• [SUPPLIED DATA]
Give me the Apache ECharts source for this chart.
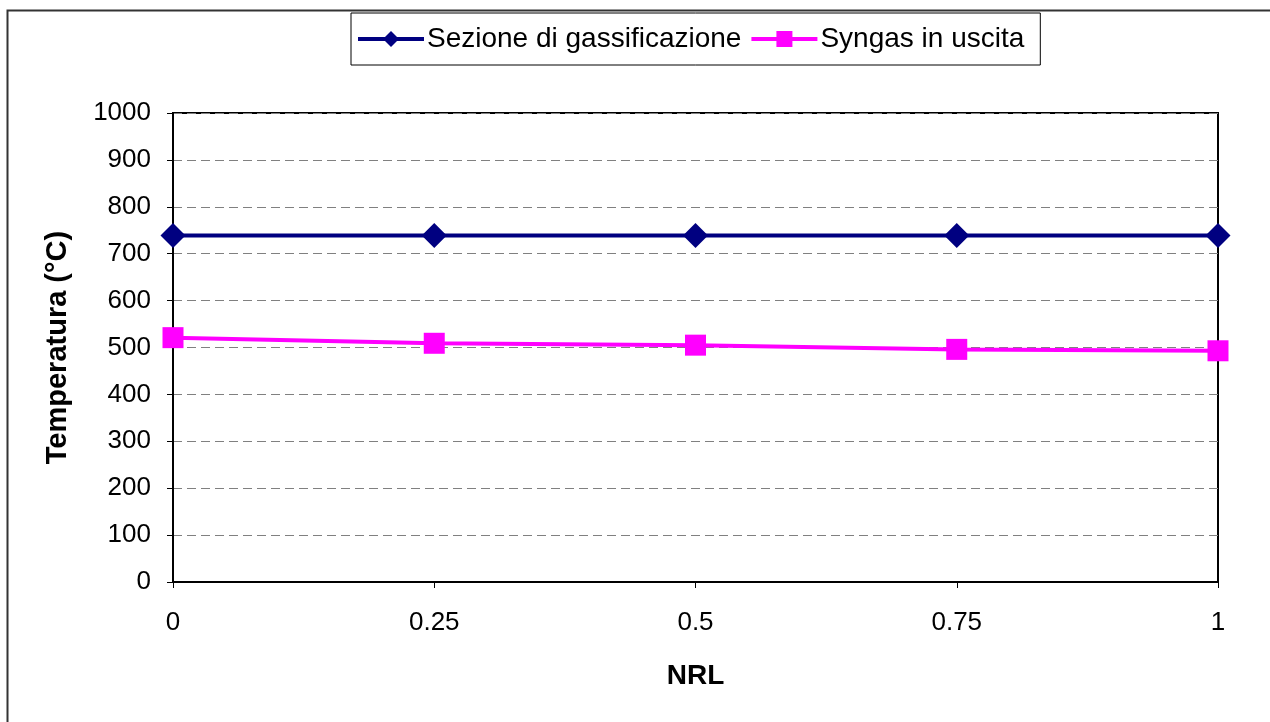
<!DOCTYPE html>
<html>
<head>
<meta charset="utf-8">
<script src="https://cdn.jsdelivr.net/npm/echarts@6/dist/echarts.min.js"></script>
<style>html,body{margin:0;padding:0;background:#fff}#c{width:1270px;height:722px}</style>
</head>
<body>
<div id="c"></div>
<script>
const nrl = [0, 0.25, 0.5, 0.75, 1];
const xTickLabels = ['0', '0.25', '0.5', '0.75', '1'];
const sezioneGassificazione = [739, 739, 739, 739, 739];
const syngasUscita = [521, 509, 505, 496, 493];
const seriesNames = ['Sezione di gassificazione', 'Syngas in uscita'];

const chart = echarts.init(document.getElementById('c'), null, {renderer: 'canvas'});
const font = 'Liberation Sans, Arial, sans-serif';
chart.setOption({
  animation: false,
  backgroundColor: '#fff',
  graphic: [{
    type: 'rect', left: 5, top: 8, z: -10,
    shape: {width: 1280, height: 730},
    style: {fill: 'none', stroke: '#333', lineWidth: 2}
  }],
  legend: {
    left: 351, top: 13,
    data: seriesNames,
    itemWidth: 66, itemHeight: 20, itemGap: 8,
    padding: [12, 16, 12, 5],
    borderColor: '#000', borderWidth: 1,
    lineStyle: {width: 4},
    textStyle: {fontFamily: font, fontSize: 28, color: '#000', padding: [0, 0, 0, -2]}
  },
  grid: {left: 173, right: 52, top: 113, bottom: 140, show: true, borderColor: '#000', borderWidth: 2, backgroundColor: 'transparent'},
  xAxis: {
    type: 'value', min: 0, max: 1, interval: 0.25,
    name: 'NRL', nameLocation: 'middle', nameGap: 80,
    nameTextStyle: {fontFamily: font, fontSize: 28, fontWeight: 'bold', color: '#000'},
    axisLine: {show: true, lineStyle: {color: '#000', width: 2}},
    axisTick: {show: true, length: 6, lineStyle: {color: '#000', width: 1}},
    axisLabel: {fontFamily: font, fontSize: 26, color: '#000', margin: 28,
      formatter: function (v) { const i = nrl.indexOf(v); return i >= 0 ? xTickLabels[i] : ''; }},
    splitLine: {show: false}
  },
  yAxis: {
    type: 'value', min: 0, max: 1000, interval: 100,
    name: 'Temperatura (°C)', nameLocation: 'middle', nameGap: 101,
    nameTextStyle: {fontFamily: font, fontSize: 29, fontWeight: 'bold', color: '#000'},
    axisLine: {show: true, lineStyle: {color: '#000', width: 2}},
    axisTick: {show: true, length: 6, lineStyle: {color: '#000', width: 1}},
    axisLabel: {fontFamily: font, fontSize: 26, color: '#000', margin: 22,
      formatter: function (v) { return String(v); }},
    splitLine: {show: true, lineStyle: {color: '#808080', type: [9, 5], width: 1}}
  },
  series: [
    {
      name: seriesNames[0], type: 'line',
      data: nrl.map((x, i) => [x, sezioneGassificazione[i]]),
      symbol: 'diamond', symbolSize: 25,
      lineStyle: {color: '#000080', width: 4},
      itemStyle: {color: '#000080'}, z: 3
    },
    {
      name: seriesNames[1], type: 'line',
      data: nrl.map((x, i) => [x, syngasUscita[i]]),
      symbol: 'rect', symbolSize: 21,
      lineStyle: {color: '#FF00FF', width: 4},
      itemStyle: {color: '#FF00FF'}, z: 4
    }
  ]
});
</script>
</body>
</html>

• [TO BE DONE]
Write out the material above once more, exactly as it reads, with no pictures.

• [FINISHED EXERCISE]
Give me the Apache ECharts source for this chart.
<!DOCTYPE html>
<html>
<head>
<meta charset="utf-8">
<script src="https://cdn.jsdelivr.net/npm/echarts@6/dist/echarts.min.js"></script>
<style>html,body{margin:0;padding:0;background:#fff}#c{width:1270px;height:722px}</style>
</head>
<body>
<div id="c"></div>
<script>
const nrl = [0, 0.25, 0.5, 0.75, 1];
const xTickLabels = ['0', '0.25', '0.5', '0.75', '1'];
const sezioneGassificazione = [739, 739, 739, 739, 739];
const syngasUscita = [521, 509, 505, 496, 493];
const seriesNames = ['Sezione di gassificazione', 'Syngas in uscita'];

const chart = echarts.init(document.getElementById('c'), null, {renderer: 'canvas'});
const font = 'Liberation Sans, Arial, sans-serif';
chart.setOption({
  animation: false,
  backgroundColor: '#fff',
  graphic: [{
    type: 'rect', left: 5, top: 8, z: -10,
    shape: {width: 1280, height: 730},
    style: {fill: 'none', stroke: '#333', lineWidth: 2}
  }],
  legend: {
    left: 351, top: 13,
    data: seriesNames,
    itemWidth: 66, itemHeight: 20, itemGap: 8,
    padding: [12, 16, 12, 5],
    borderColor: '#000', borderWidth: 1,
    lineStyle: {width: 4},
    textStyle: {fontFamily: font, fontSize: 28, color: '#000', padding: [0, 0, 0, -2]}
  },
  grid: {left: 173, right: 52, top: 113, bottom: 140, show: true, borderColor: '#000', borderWidth: 2, backgroundColor: 'transparent'},
  xAxis: {
    type: 'value', min: 0, max: 1, interval: 0.25,
    name: 'NRL', nameLocation: 'middle', nameGap: 80,
    nameTextStyle: {fontFamily: font, fontSize: 28, fontWeight: 'bold', color: '#000'},
    axisLine: {show: true, lineStyle: {color: '#000', width: 2}},
    axisTick: {show: true, length: 6, lineStyle: {color: '#000', width: 1}},
    axisLabel: {fontFamily: font, fontSize: 26, color: '#000', margin: 28,
      formatter: function (v) { const i = nrl.indexOf(v); return i >= 0 ? xTickLabels[i] : ''; }},
    splitLine: {show: false}
  },
  yAxis: {
    type: 'value', min: 0, max: 1000, interval: 100,
    name: 'Temperatura (°C)', nameLocation: 'middle', nameGap: 101,
    nameTextStyle: {fontFamily: font, fontSize: 29, fontWeight: 'bold', color: '#000'},
    axisLine: {show: true, lineStyle: {color: '#000', width: 2}},
    axisTick: {show: true, length: 6, lineStyle: {color: '#000', width: 1}},
    axisLabel: {fontFamily: font, fontSize: 26, color: '#000', margin: 22,
      formatter: function (v) { return String(v); }},
    splitLine: {show: true, lineStyle: {color: '#808080', type: [9, 5], width: 1}}
  },
  series: [
    {
      name: seriesNames[0], type: 'line',
      data: nrl.map((x, i) => [x, sezioneGassificazione[i]]),
      symbol: 'diamond', symbolSize: 25,
      lineStyle: {color: '#000080', width: 4},
      itemStyle: {color: '#000080'}, z: 3
    },
    {
      name: seriesNames[1], type: 'line',
      data: nrl.map((x, i) => [x, syngasUscita[i]]),
      symbol: 'rect', symbolSize: 21,
      lineStyle: {color: '#FF00FF', width: 4},
      itemStyle: {color: '#FF00FF'}, z: 4
    }
  ]
});
</script>
</body>
</html>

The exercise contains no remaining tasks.